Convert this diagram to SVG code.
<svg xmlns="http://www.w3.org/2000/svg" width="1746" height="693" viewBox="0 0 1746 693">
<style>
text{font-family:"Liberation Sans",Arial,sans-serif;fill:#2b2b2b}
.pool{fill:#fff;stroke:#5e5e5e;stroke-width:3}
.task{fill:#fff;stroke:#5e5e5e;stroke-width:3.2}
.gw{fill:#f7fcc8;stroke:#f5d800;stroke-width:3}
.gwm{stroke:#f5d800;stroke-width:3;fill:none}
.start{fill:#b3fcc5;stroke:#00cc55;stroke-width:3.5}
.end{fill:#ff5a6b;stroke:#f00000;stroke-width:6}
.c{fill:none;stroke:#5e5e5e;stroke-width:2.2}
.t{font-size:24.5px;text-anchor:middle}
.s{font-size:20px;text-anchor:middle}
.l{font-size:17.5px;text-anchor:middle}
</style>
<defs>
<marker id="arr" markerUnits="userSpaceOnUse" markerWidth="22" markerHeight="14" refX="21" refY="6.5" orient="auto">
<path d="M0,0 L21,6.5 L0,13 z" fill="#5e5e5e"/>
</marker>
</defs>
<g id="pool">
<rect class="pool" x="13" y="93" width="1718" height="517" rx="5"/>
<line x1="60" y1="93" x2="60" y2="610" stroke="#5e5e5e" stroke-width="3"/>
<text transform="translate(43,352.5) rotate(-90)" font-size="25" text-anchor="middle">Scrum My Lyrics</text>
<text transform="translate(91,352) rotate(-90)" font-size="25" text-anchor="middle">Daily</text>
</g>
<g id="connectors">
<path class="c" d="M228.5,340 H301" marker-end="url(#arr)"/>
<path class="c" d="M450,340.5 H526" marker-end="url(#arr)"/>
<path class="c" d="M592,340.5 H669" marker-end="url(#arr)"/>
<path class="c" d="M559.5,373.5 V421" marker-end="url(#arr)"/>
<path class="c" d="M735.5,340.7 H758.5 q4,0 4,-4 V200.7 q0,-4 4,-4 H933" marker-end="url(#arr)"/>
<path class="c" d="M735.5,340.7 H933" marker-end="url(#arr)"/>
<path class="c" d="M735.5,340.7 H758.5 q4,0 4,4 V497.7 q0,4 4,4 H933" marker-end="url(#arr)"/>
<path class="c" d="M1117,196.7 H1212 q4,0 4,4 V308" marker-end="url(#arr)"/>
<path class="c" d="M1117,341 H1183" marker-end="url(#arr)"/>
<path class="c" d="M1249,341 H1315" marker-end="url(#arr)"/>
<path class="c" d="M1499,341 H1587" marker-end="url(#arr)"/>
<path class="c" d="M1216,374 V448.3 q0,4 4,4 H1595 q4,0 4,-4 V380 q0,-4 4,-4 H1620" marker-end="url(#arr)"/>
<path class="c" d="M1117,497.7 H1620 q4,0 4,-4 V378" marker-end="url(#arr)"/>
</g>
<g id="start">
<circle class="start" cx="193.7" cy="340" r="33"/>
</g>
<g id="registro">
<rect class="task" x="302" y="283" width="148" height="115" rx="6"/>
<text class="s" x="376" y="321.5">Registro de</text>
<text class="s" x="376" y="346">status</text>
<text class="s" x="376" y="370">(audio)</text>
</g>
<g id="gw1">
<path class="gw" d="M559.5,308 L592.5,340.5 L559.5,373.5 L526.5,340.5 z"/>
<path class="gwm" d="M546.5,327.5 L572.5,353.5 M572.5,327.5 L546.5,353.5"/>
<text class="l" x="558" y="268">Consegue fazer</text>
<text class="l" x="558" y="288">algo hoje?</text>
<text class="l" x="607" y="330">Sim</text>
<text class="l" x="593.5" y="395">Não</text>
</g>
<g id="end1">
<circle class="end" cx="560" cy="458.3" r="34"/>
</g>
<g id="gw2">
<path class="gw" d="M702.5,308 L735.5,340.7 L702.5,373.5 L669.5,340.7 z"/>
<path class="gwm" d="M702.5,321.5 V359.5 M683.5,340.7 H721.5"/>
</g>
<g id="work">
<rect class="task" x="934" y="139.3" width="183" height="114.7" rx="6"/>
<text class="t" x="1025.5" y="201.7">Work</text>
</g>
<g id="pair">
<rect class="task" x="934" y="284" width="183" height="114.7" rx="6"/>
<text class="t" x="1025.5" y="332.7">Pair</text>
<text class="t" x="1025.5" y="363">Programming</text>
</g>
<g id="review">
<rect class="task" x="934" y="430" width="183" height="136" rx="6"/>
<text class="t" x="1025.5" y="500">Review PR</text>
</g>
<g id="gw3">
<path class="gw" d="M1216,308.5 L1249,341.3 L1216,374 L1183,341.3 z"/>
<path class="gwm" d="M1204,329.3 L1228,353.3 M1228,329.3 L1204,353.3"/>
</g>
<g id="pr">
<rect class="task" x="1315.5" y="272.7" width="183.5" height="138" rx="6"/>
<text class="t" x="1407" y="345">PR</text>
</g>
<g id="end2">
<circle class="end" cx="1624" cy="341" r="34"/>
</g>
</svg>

**PROBLEM TO SOLVE**
Each line of the material must be restated exactly.

**EXERCISE RESULT**
Convert this diagram to SVG code.
<svg xmlns="http://www.w3.org/2000/svg" width="1746" height="693" viewBox="0 0 1746 693">
<style>
text{font-family:"Liberation Sans",Arial,sans-serif;fill:#2b2b2b}
.pool{fill:#fff;stroke:#5e5e5e;stroke-width:3}
.task{fill:#fff;stroke:#5e5e5e;stroke-width:3.2}
.gw{fill:#f7fcc8;stroke:#f5d800;stroke-width:3}
.gwm{stroke:#f5d800;stroke-width:3;fill:none}
.start{fill:#b3fcc5;stroke:#00cc55;stroke-width:3.5}
.end{fill:#ff5a6b;stroke:#f00000;stroke-width:6}
.c{fill:none;stroke:#5e5e5e;stroke-width:2.2}
.t{font-size:24.5px;text-anchor:middle}
.s{font-size:20px;text-anchor:middle}
.l{font-size:17.5px;text-anchor:middle}
</style>
<defs>
<marker id="arr" markerUnits="userSpaceOnUse" markerWidth="22" markerHeight="14" refX="21" refY="6.5" orient="auto">
<path d="M0,0 L21,6.5 L0,13 z" fill="#5e5e5e"/>
</marker>
</defs>
<g id="pool">
<rect class="pool" x="13" y="93" width="1718" height="517" rx="5"/>
<line x1="60" y1="93" x2="60" y2="610" stroke="#5e5e5e" stroke-width="3"/>
<text transform="translate(43,352.5) rotate(-90)" font-size="25" text-anchor="middle">Scrum My Lyrics</text>
<text transform="translate(91,352) rotate(-90)" font-size="25" text-anchor="middle">Daily</text>
</g>
<g id="connectors">
<path class="c" d="M228.5,340 H301" marker-end="url(#arr)"/>
<path class="c" d="M450,340.5 H526" marker-end="url(#arr)"/>
<path class="c" d="M592,340.5 H669" marker-end="url(#arr)"/>
<path class="c" d="M559.5,373.5 V421" marker-end="url(#arr)"/>
<path class="c" d="M735.5,340.7 H758.5 q4,0 4,-4 V200.7 q0,-4 4,-4 H933" marker-end="url(#arr)"/>
<path class="c" d="M735.5,340.7 H933" marker-end="url(#arr)"/>
<path class="c" d="M735.5,340.7 H758.5 q4,0 4,4 V497.7 q0,4 4,4 H933" marker-end="url(#arr)"/>
<path class="c" d="M1117,196.7 H1212 q4,0 4,4 V308" marker-end="url(#arr)"/>
<path class="c" d="M1117,341 H1183" marker-end="url(#arr)"/>
<path class="c" d="M1249,341 H1315" marker-end="url(#arr)"/>
<path class="c" d="M1499,341 H1587" marker-end="url(#arr)"/>
<path class="c" d="M1216,374 V448.3 q0,4 4,4 H1595 q4,0 4,-4 V380 q0,-4 4,-4 H1620" marker-end="url(#arr)"/>
<path class="c" d="M1117,497.7 H1620 q4,0 4,-4 V378" marker-end="url(#arr)"/>
</g>
<g id="start">
<circle class="start" cx="193.7" cy="340" r="33"/>
</g>
<g id="registro">
<rect class="task" x="302" y="283" width="148" height="115" rx="6"/>
<text class="s" x="376" y="321.5">Registro de</text>
<text class="s" x="376" y="346">status</text>
<text class="s" x="376" y="370">(audio)</text>
</g>
<g id="gw1">
<path class="gw" d="M559.5,308 L592.5,340.5 L559.5,373.5 L526.5,340.5 z"/>
<path class="gwm" d="M546.5,327.5 L572.5,353.5 M572.5,327.5 L546.5,353.5"/>
<text class="l" x="558" y="268">Consegue fazer</text>
<text class="l" x="558" y="288">algo hoje?</text>
<text class="l" x="607" y="330">Sim</text>
<text class="l" x="593.5" y="395">Não</text>
</g>
<g id="end1">
<circle class="end" cx="560" cy="458.3" r="34"/>
</g>
<g id="gw2">
<path class="gw" d="M702.5,308 L735.5,340.7 L702.5,373.5 L669.5,340.7 z"/>
<path class="gwm" d="M702.5,321.5 V359.5 M683.5,340.7 H721.5"/>
</g>
<g id="work">
<rect class="task" x="934" y="139.3" width="183" height="114.7" rx="6"/>
<text class="t" x="1025.5" y="201.7">Work</text>
</g>
<g id="pair">
<rect class="task" x="934" y="284" width="183" height="114.7" rx="6"/>
<text class="t" x="1025.5" y="332.7">Pair</text>
<text class="t" x="1025.5" y="363">Programming</text>
</g>
<g id="review">
<rect class="task" x="934" y="430" width="183" height="136" rx="6"/>
<text class="t" x="1025.5" y="500">Review PR</text>
</g>
<g id="gw3">
<path class="gw" d="M1216,308.5 L1249,341.3 L1216,374 L1183,341.3 z"/>
<path class="gwm" d="M1204,329.3 L1228,353.3 M1228,329.3 L1204,353.3"/>
</g>
<g id="pr">
<rect class="task" x="1315.5" y="272.7" width="183.5" height="138" rx="6"/>
<text class="t" x="1407" y="345">PR</text>
</g>
<g id="end2">
<circle class="end" cx="1624" cy="341" r="34"/>
</g>
</svg>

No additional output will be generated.